PostgreSQL-Specific Features
Beyond standard SQL, PostgreSQL offers several powerful features that set it apart from other database systems.
JSON Support
PostgreSQL provides excellent support for JSON data, allowing you to combine relational and document-based approaches:
-- Create a table with JSON column
CREATE TABLE orders (
order_id SERIAL PRIMARY KEY,
info JSONB NOT NULL
);
-- Insert JSON data
INSERT INTO orders (info) VALUES
('{"customer": "John Doe", "items": [{"product": "Laptop", "price": 1200}, {"product": "Mouse", "price": 20}]}');
-- Query JSON data
SELECT info->'customer' FROM orders;
-- Result: Returns the customer name as JSON ("John Doe")
SELECT info->>'customer' FROM orders;
-- Result: Returns the customer name as text (John Doe)
SELECT info->'items'->0->>'product' FROM orders;
-- Result: Returns the first product (Laptop)
The JSONB type provides efficient storage and indexing for JSON data, making PostgreSQL a great choice for applications that need both structured and semi-structured data.
Using PostgreSQL with Python
Now let’s see how to interact with PostgreSQL from application code. Python’s psycopg2 library provides a straightforward way to connect to and work with PostgreSQL:
import psycopg2
# Connect to the database
conn = psycopg2.connect(
dbname="my_first_db", # Database name
user="postgres", # Username
password="your_password", # Password you set during installation
host="localhost", # Database server (localhost for local installs)
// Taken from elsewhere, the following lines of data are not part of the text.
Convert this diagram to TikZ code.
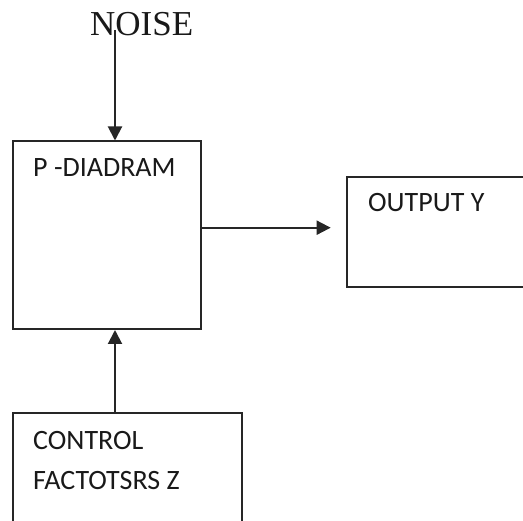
\documentclass[tikz,border=0pt]{standalone}
\usepackage{fontspec}
\setmainfont{Liberation Serif}
\newfontfamily\calib{Carlito}
\usetikzlibrary{arrows.meta}
\begin{document}
\begin{tikzpicture}[x=1pt,y=-1pt,
  box/.style={draw=black!85, line width=2pt, rectangle, inner sep=0pt, minimum width=#1},
  lbl/.style={anchor=base west, inner sep=0pt, font=\calib\fontsize{28}{34}\selectfont, text=black!90},
  arr/.style={draw=black!85, line width=2pt, -{Triangle[length=14pt,width=14pt]}}]
\useasboundingbox (0,0) rectangle (523,521);
\begin{scope}
\clip (0,0) rectangle (523,521);
\node[box=188.5pt, minimum height=187.5pt] (P) at (106.75,235.25) {};
\node[box=190pt, minimum height=109.4pt] (O) at (441.7,232) {};
\node[box=229.6pt, minimum height=130pt] (C) at (127.5,478.3) {};
\end{scope}
\node[anchor=base west, inner sep=0pt, font=\fontsize{35}{40}\selectfont, text=black!90] (N) at (90,36) {NOISE};
\node[lbl] (Pt) at (33,177) {P -DIADRAM};
\node[lbl] (Ot) at (368,212) {OUTPUT Y};
\node[lbl] (Ct1) at (33,450) {CONTROL};
\node[lbl] (Ct2) at (33,490) {FACTOTSRS Z};
\coordinate (ns) at (115,30);
\draw[arr] (ns) -- (P.north -| ns);
\coordinate (hy) at (0,227.7);
\draw[arr, shorten >=15pt] (P.east |- hy) -- (O.west |- hy);
\draw[arr] (C.north -| ns) -- (P.south -| ns);
\end{tikzpicture}
\end{document}
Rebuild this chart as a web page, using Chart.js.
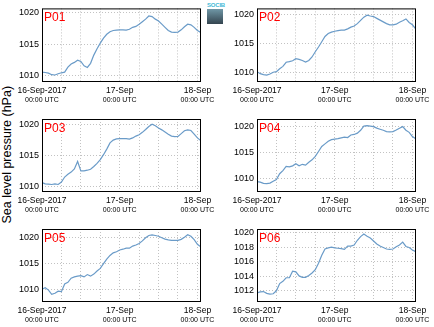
<!DOCTYPE html>
<html>
<head>
<meta charset="utf-8">
<script src="https://cdn.jsdelivr.net/npm/chart.js@4.4.0/dist/chart.umd.min.js"></script>
<style>
  body { margin: 0; background: #fff; }
  #wrap { position: relative; width: 434px; height: 327px; overflow: hidden; font-family: "Liberation Sans", Arial, sans-serif; }
  #wrap canvas { position: absolute; }
  #ylabel { position: absolute; left: 0; top: 0; white-space: nowrap; font-size: 12.5px; line-height: 1;
            transform-origin: 0 0; transform: translate(1px, 223.5px) rotate(-90deg); color: #000; }
  #logo { position: absolute; left: 207px; top: 2px; width: 16px; }
  #logo .txt { font-size: 6px; line-height: 7px; color: #3fb9d6; font-weight: bold; letter-spacing: -0.2px; text-align: center; }
  #logo .box { height: 15px; background: linear-gradient(#6f97a6, #34444f); }
</style>
</head>
<body>
<div id="wrap">
  <div id="ylabel">Sea level pressure (hPa)</div>
  <div id="logo"><div class="txt">SOCIB</div><div class="box"></div></div>
</div>
<script>
// hours since 16-Sep-2017 00:00 UTC
const hours = [0,1,2,3,4,5,6,7,8,9,10,11,12,13,14,15,16,17,18,19,20,21,22,23,24,
  25,26,27,28,29,30,31,32,33,34,35,36,37,38,39,40,41,42,43,44,45,46,47,48,49];

const p01 = [1010.6,1010.55,1010.45,1010.2,1010.15,1010.35,1010.5,1010.6,1011.4,1011.9,
  1012.15,1012.5,1012.3,1011.6,1011.35,1012.0,1013.3,1014.3,1015.2,1016.0,
  1016.6,1017.0,1017.2,1017.25,1017.3,1017.3,1017.25,1017.4,1017.7,1017.85,
  1018.2,1018.6,1019.0,1019.5,1019.4,1019.0,1018.7,1018.2,1017.7,1017.2,
  1016.95,1016.9,1016.95,1017.3,1017.8,1018.2,1018.1,1017.7,1017.2,1016.9];
const p02 = [1010.2,1009.85,1009.7,1009.6,1009.8,1010.1,1010.2,1010.7,1011.1,1011.8,
  1011.9,1012.05,1012.4,1012.3,1012.1,1011.85,1012.1,1012.7,1013.6,1014.4,
  1015.3,1016.2,1016.7,1016.95,1017.1,1017.2,1017.3,1017.3,1017.5,1017.8,
  1018.0,1018.4,1018.95,1019.5,1019.85,1019.7,1019.6,1019.3,1019.0,1018.7,
  1018.4,1018.2,1018.2,1018.3,1018.65,1018.9,1019.2,1018.6,1018.2,1017.5];
const p03 = [1010.6,1010.4,1010.35,1010.3,1010.4,1010.3,1010.7,1011.5,1011.95,1012.3,
  1012.8,1014.0,1012.5,1012.5,1012.6,1012.75,1013.2,1013.7,1014.3,1015.1,
  1016.0,1017.0,1017.45,1017.65,1017.7,1017.7,1017.7,1017.6,1017.8,1018.1,
  1018.3,1018.7,1019.15,1019.65,1020.0,1019.75,1019.4,1019.1,1018.75,1018.4,
  1018.1,1018.0,1018.05,1018.5,1018.95,1019.1,1019.0,1018.4,1017.8,1017.4];
const p04 = [1009.4,1009.3,1009.05,1009.0,1009.1,1009.45,1009.8,1010.9,1011.5,1012.3,
  1012.2,1012.4,1012.8,1012.4,1012.7,1012.55,1013.1,1013.55,1014.2,1015.15,
  1016.1,1016.6,1017.1,1017.4,1017.5,1017.6,1017.75,1017.9,1017.8,1018.3,
  1018.4,1018.65,1019.2,1020.0,1020.1,1020.0,1019.9,1019.6,1019.4,1019.2,
  1018.95,1018.9,1018.95,1019.25,1019.6,1019.9,1019.2,1018.8,1018.0,1017.6];
const p05 = [1010.0,1010.25,1009.8,1009.0,1009.2,1009.6,1009.5,1011.0,1011.3,1012.1,
  1012.35,1012.5,1012.6,1012.35,1012.8,1012.5,1012.9,1013.5,1014.0,1014.9,
  1015.8,1016.5,1017.0,1017.2,1017.55,1017.7,1017.9,1017.9,1018.3,1018.5,
  1018.8,1019.3,1019.9,1020.35,1020.45,1020.35,1020.2,1019.9,1019.65,1019.5,
  1019.4,1019.4,1019.4,1019.6,1020.0,1020.5,1020.2,1019.55,1018.65,1018.2];
const p06 = [1011.7,1011.85,1011.9,1011.65,1011.55,1011.6,1012.0,1013.0,1013.3,1013.8,
  1013.8,1014.7,1014.6,1014.05,1013.85,1013.85,1014.1,1014.45,1014.9,1015.8,
  1016.9,1017.75,1017.9,1018.0,1017.9,1017.85,1017.8,1017.7,1018.15,1018.15,
  1018.3,1018.95,1019.45,1019.8,1019.5,1019.25,1018.85,1018.45,1018.15,1017.95,
  1017.75,1017.7,1017.75,1018.05,1018.3,1018.7,1018.1,1017.95,1017.6,1017.4];

const panelNames = ["P01", "P02", "P03", "P04", "P05", "P06"];
const yTicksMain = [1010, 1015, 1020];
const yTicksP06 = [1012, 1014, 1016, 1018, 1020];
const xGridHours = [0, 6, 12, 18, 24, 30, 36, 42, 48];
const xLabelHours = [0, 24, 48];
const xLabels = ["16-Sep-2017", "17-Sep", "18-Sep"];
const xSubLabel = "00:00 UTC";

const FONT = "'Liberation Sans', Arial, sans-serif";
const LINE_COLOR = "#6a9bc8";
const GRID_COLOR = "#c2c2c2";

// layout of the 2x3 grid
const cols = [
  { left: 0, width: 215, padRight: 15 },
  { left: 215, width: 219, padRight: 19 }
];
const rows = [
  { top: 0, height: 108, padTop: 7, axisH: 27 },
  { top: 108, height: 110, padTop: 11, axisH: 27 },
  { top: 218, height: 109, padTop: 11, axisH: 26 }
];

const panels = [
  { values: p01, yTicks: yTicksMain, yMin: 1009.2, yMax: 1020.7 },
  { values: p02, yTicks: yTicksMain, yMin: 1008.6, yMax: 1021.0 },
  { values: p03, yTicks: yTicksMain, yMin: 1009.25, yMax: 1020.85 },
  { values: p04, yTicks: yTicksMain, yMin: 1007.6, yMax: 1021.35 },
  { values: p05, yTicks: yTicksMain, yMin: 1007.7, yMax: 1021.6 },
  { values: p06, yTicks: yTicksP06, yMin: 1010.6, yMax: 1020.5 }
];

// frame, panel name and two-line date labels
const panelDecor = {
  id: "panelDecor",
  afterDraw(chart, args, opts) {
    const { ctx, chartArea: a, scales: { x } } = chart;
    ctx.save();
    ctx.strokeStyle = "#000";
    ctx.lineWidth = 1;
    ctx.strokeRect(a.left + 0.5, a.top + 0.5, a.right - a.left, a.bottom - a.top);

    ctx.fillStyle = "#f00";
    ctx.font = "12px " + FONT;
    ctx.textAlign = "left";
    ctx.textBaseline = "alphabetic";
    ctx.fillText(opts.name, a.left + 2, a.top + 13);

    ctx.fillStyle = "#000";
    ctx.textAlign = "center";
    xLabelHours.forEach((h, i) => {
      const px = x.getPixelForValue(h);
      ctx.font = "8.5px " + FONT;
      ctx.fillText(xLabels[i], px, a.bottom + 12);
      ctx.font = "7px " + FONT;
      ctx.fillText(xSubLabel, px, a.bottom + 20.5);
    });
    ctx.restore();
  }
};

const wrap = document.getElementById("wrap");

panels.forEach((p, idx) => {
  const col = cols[idx % 2];
  const row = rows[Math.floor(idx / 2)];
  const canvas = document.createElement("canvas");
  canvas.width = col.width;
  canvas.height = row.height;
  canvas.style.left = col.left + "px";
  canvas.style.top = row.top + "px";
  wrap.appendChild(canvas);

  new Chart(canvas, {
    type: "line",
    data: {
      datasets: [{
        data: hours.map((h, i) => ({ x: h, y: p.values[i] })),
        borderColor: LINE_COLOR,
        borderWidth: 1.2,
        pointRadius: 0,
        tension: 0
      }]
    },
    options: {
      responsive: false,
      animation: false,
      layout: { padding: { top: row.padTop, right: col.padRight, left: 0, bottom: 0 } },
      plugins: {
        legend: { display: false },
        tooltip: { enabled: false },
        panelDecor: { name: panelNames[idx] }
      },
      scales: {
        x: {
          type: "linear",
          min: 0,
          max: 48.8,
          afterBuildTicks: s => { s.ticks = xGridHours.map(v => ({ value: v })); },
          afterFit: s => { s.height = row.axisH; },
          ticks: { display: false },
          grid: { color: GRID_COLOR, lineWidth: 1, drawTicks: false },
          border: { display: false, dash: [1, 2] }
        },
        y: {
          min: p.yMin,
          max: p.yMax,
          afterBuildTicks: s => { s.ticks = p.yTicks.map(v => ({ value: v })); },
          afterFit: s => { s.width = 42; },
          ticks: { color: "#000", font: { family: FONT, size: 9 }, padding: 3, callback: v => String(v) },
          grid: { color: GRID_COLOR, lineWidth: 1, drawTicks: false },
          border: { display: false, dash: [1, 2] }
        }
      }
    },
    plugins: [panelDecor]
  });
});
</script>
</body>
</html>
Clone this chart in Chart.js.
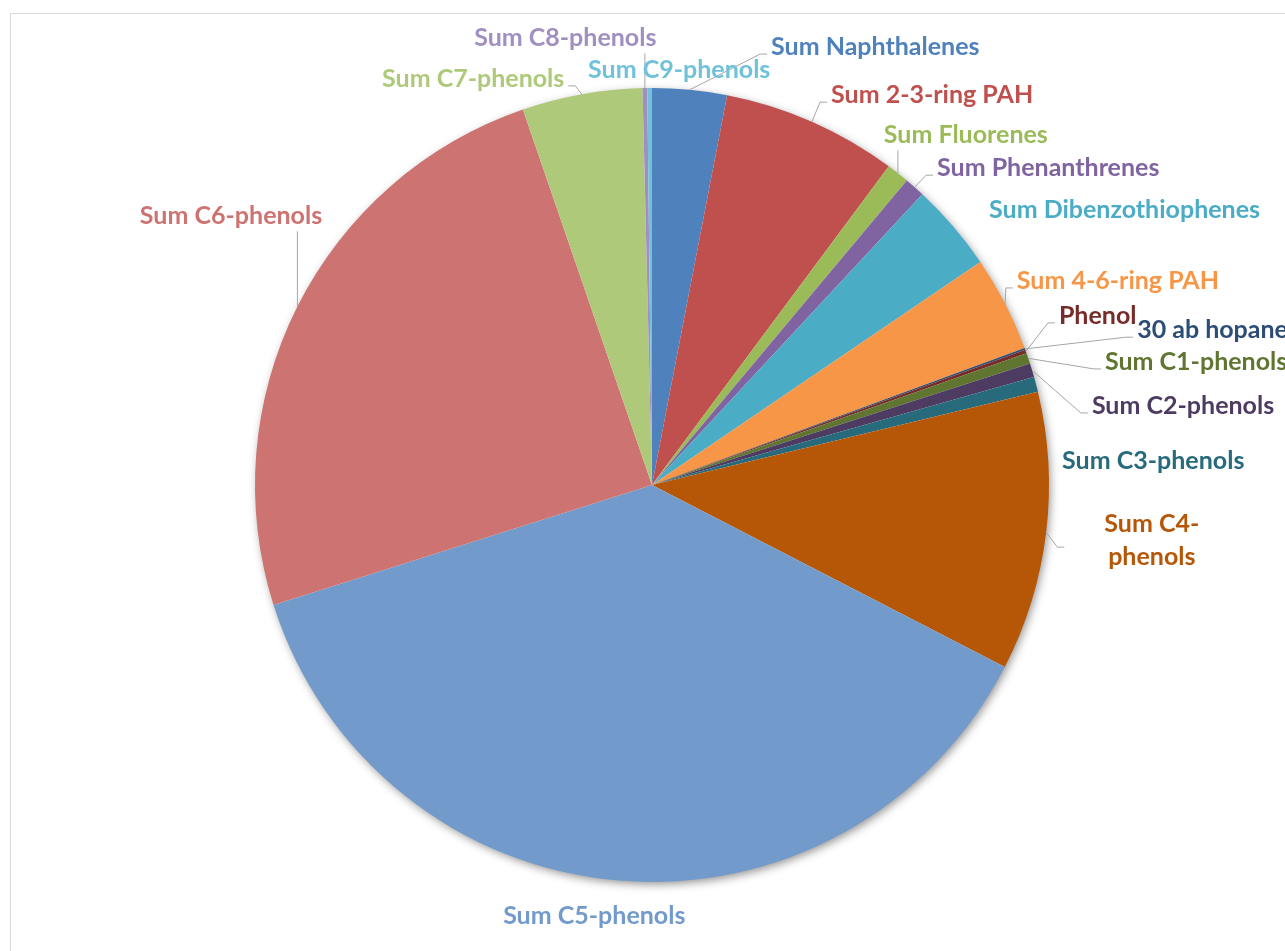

port="5432" # Default PostgreSQL port
)
# Create a cursor
cur = conn.cursor()
# Execute a query
cur.execute("SELECT first_name, last_name FROM employees WHERE department_id = %s", (1,))
# Using parameterized queries prevents SQL injection attacks
# Fetch results
rows = cur.fetchall()
for row in rows:
print(f"{row[0]} {row[1]}") # Print first_name last_name
# Insert data
cur.execute(
"INSERT INTO employees (first_name, last_name, email, hire_date, salary, department_id) VALUES (%s, %s, %s, %s, %s, %s)",
("Alice", "Johnson", "alice.j@example.com", "2023-01-15", 70000, 2)
)
# Commit the changes (important!)
conn.commit()
# Close cursor and connection
cur.close()
conn.close()
This pattern of connecting, creating a cursor, executing queries, committing changes, and closing the connection is standard across most applications that work with PostgreSQL.
The Remaining 15%: Advanced Topics
While this crash course covers 85% of what you’ll need for daily PostgreSQL tasks, there’s still more to explore. Here’s a summary of the advanced topics that make up the remaining 15%:
Advanced Indexing Techniques
- GIN indexes for full-text search and JSON
- BRIN indexes for large tables with ordered data
- Partial and expression indexes
Partitioning
- Table partitioning for very large tables
- Range, list, and hash partitioning strategies
Replication and High Availability
- Streaming replication for high availability
- Logical replication for selective data sharing
- Failover configurations
Full-Text Search
- Using PostgreSQL’s built-in text search capabilities
- Creating and using text search vectors and indexes
- Language-specific text search configurations
Extensions
- PostGIS for spatial data
- TimescaleDB for time-series data
- pg_stat_statements for query performance monitoring
Advanced Security Features
- Row-level security policies
- Column-level encryption
- Client certificate authentication
Custom Functions and Stored Procedures
- Writing functions in PL/pgSQL
- Triggers and event-driven programming
- Custom aggregation functions
Advanced Data Types
- Range types for date ranges
- Network address types (CIDR, INET)
- Custom composite types
Performance Tuning
- Vacuum and autovacuum configuration
- Memory and disk configuration optimization
- Connection pooling with PgBouncer
Concurrency Control
- Isolation levels and their trade-offs
- Advisory locks for application-level locking
- Detecting and resolving deadlocks
As your database needs grow more complex, these advanced topics will help you solve specialized problems and optimize your database for specific scenarios.
Conclusion
You’ve now learned the core 85% of PostgreSQL that you’ll use in day-to-day work! This foundation gives you the skills to:
- Set up and connect to PostgreSQL databases
- Create and manage tables with appropriate data types
- Perform basic and advanced data operations
- Optimize query performance with indexes
- Work with transactions for data integrity
- Connect to PostgreSQL from application code
To continue your learning journey, try working on a small project that uses PostgreSQL, and gradually explore the remaining 15% of advanced topics as your needs evolve. For example, you might build a simple inventory system or blog application to practice your new skills.
Remember that the PostgreSQL documentation (https://www.postgresql.org/docs/) is excellent and should be your go-to resource when you need more detailed information. The PostgreSQL community is also active and helpful, with many forums and discussion groups where you can get assistance with specific problems.
With practice and exploration, you’ll soon be comfortable using PostgreSQL for a wide range of database needs, from simple applications to complex enterprise systems.